• _GIVEN TASK_
An exact reproduction of the records is required, with all images left out.

• _RECORDS_
........
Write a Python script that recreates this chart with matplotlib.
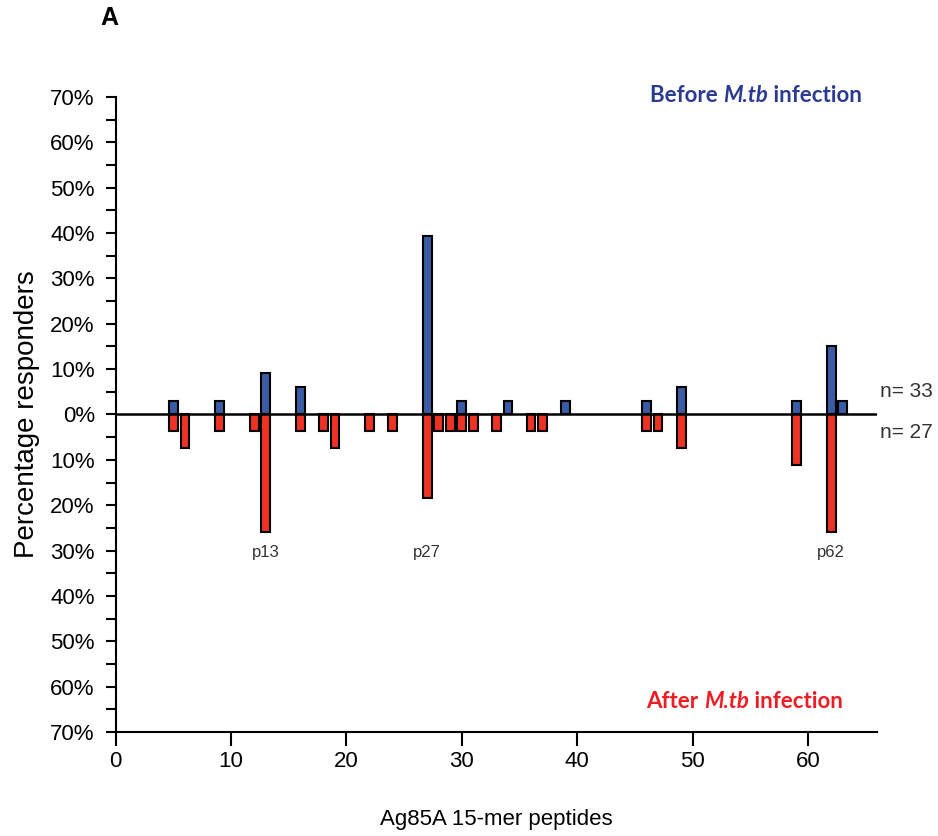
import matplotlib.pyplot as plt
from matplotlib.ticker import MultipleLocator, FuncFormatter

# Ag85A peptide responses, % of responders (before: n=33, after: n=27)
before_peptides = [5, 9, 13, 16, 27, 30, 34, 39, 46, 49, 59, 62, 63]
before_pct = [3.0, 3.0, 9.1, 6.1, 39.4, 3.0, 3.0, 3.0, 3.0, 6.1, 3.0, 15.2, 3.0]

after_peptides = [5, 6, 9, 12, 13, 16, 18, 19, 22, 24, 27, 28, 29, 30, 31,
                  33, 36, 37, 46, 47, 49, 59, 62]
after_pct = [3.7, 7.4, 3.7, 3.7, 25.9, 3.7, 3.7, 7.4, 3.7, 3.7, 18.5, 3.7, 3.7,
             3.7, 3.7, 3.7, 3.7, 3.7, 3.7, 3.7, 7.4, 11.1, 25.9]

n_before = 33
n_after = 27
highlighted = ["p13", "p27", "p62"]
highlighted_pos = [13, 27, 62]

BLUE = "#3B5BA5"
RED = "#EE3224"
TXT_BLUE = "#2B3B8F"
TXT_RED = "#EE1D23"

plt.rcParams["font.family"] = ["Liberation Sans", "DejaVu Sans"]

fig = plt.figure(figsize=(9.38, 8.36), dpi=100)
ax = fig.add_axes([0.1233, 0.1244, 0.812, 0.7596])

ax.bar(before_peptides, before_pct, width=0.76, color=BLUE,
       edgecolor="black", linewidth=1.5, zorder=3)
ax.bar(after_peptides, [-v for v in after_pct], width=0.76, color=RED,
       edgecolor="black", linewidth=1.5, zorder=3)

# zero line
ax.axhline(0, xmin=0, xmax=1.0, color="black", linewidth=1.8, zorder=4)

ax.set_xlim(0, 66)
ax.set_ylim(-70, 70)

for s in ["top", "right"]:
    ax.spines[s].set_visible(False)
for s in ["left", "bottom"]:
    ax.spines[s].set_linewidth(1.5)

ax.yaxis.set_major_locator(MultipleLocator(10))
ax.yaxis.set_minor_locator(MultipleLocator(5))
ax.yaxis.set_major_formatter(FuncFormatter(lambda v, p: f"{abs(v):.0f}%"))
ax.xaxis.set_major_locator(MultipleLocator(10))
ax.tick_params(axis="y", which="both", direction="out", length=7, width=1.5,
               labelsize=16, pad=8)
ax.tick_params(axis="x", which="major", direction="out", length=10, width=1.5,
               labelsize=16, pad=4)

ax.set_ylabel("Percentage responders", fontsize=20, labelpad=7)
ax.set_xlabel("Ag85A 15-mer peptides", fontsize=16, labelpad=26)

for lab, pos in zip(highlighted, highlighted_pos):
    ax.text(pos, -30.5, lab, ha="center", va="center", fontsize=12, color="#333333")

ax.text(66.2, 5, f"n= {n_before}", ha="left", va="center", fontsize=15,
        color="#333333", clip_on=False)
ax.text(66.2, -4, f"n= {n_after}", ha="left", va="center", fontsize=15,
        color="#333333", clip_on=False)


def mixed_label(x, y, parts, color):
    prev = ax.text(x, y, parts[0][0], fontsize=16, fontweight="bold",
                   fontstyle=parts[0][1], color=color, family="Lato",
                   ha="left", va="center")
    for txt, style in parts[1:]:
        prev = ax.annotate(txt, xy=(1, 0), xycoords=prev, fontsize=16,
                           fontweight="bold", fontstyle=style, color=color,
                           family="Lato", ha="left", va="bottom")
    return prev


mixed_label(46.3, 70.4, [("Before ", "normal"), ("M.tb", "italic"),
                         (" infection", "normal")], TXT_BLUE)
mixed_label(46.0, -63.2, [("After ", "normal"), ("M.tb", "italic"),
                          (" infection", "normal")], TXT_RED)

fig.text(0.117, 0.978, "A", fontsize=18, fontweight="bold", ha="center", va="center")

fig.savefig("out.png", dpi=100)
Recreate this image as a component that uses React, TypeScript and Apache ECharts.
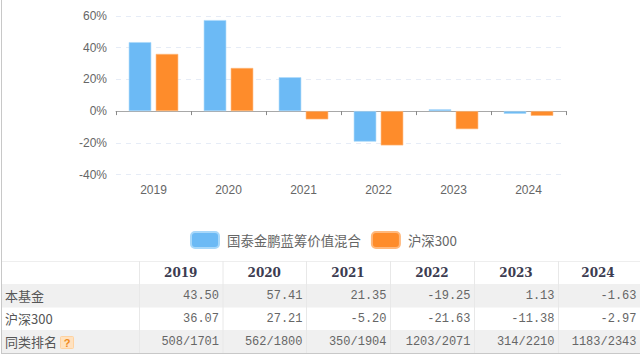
........
• _SOLUTION_
Write a Python script that recreates this chart with matplotlib.
import matplotlib.pyplot as plt
from matplotlib.ticker import MultipleLocator, FuncFormatter

# Ag85A peptide responses, % of responders (before: n=33, after: n=27)
before_peptides = [5, 9, 13, 16, 27, 30, 34, 39, 46, 49, 59, 62, 63]
before_pct = [3.0, 3.0, 9.1, 6.1, 39.4, 3.0, 3.0, 3.0, 3.0, 6.1, 3.0, 15.2, 3.0]

after_peptides = [5, 6, 9, 12, 13, 16, 18, 19, 22, 24, 27, 28, 29, 30, 31,
                  33, 36, 37, 46, 47, 49, 59, 62]
after_pct = [3.7, 7.4, 3.7, 3.7, 25.9, 3.7, 3.7, 7.4, 3.7, 3.7, 18.5, 3.7, 3.7,
             3.7, 3.7, 3.7, 3.7, 3.7, 3.7, 3.7, 7.4, 11.1, 25.9]

n_before = 33
n_after = 27
highlighted = ["p13", "p27", "p62"]
highlighted_pos = [13, 27, 62]

BLUE = "#3B5BA5"
RED = "#EE3224"
TXT_BLUE = "#2B3B8F"
TXT_RED = "#EE1D23"

plt.rcParams["font.family"] = ["Liberation Sans", "DejaVu Sans"]

fig = plt.figure(figsize=(9.38, 8.36), dpi=100)
ax = fig.add_axes([0.1233, 0.1244, 0.812, 0.7596])

ax.bar(before_peptides, before_pct, width=0.76, color=BLUE,
       edgecolor="black", linewidth=1.5, zorder=3)
ax.bar(after_peptides, [-v for v in after_pct], width=0.76, color=RED,
       edgecolor="black", linewidth=1.5, zorder=3)

# zero line
ax.axhline(0, xmin=0, xmax=1.0, color="black", linewidth=1.8, zorder=4)

ax.set_xlim(0, 66)
ax.set_ylim(-70, 70)

for s in ["top", "right"]:
    ax.spines[s].set_visible(False)
for s in ["left", "bottom"]:
    ax.spines[s].set_linewidth(1.5)

ax.yaxis.set_major_locator(MultipleLocator(10))
ax.yaxis.set_minor_locator(MultipleLocator(5))
ax.yaxis.set_major_formatter(FuncFormatter(lambda v, p: f"{abs(v):.0f}%"))
ax.xaxis.set_major_locator(MultipleLocator(10))
ax.tick_params(axis="y", which="both", direction="out", length=7, width=1.5,
               labelsize=16, pad=8)
ax.tick_params(axis="x", which="major", direction="out", length=10, width=1.5,
               labelsize=16, pad=4)

ax.set_ylabel("Percentage responders", fontsize=20, labelpad=7)
ax.set_xlabel("Ag85A 15-mer peptides", fontsize=16, labelpad=26)

for lab, pos in zip(highlighted, highlighted_pos):
    ax.text(pos, -30.5, lab, ha="center", va="center", fontsize=12, color="#333333")

ax.text(66.2, 5, f"n= {n_before}", ha="left", va="center", fontsize=15,
        color="#333333", clip_on=False)
ax.text(66.2, -4, f"n= {n_after}", ha="left", va="center", fontsize=15,
        color="#333333", clip_on=False)


def mixed_label(x, y, parts, color):
    prev = ax.text(x, y, parts[0][0], fontsize=16, fontweight="bold",
                   fontstyle=parts[0][1], color=color, family="Lato",
                   ha="left", va="center")
    for txt, style in parts[1:]:
        prev = ax.annotate(txt, xy=(1, 0), xycoords=prev, fontsize=16,
                           fontweight="bold", fontstyle=style, color=color,
                           family="Lato", ha="left", va="bottom")
    return prev


mixed_label(46.3, 70.4, [("Before ", "normal"), ("M.tb", "italic"),
                         (" infection", "normal")], TXT_BLUE)
mixed_label(46.0, -63.2, [("After ", "normal"), ("M.tb", "italic"),
                          (" infection", "normal")], TXT_RED)

fig.text(0.117, 0.978, "A", fontsize=18, fontweight="bold", ha="center", va="center")

fig.savefig("out.png", dpi=100)
Recreate this image as a component that uses React, TypeScript and Apache ECharts.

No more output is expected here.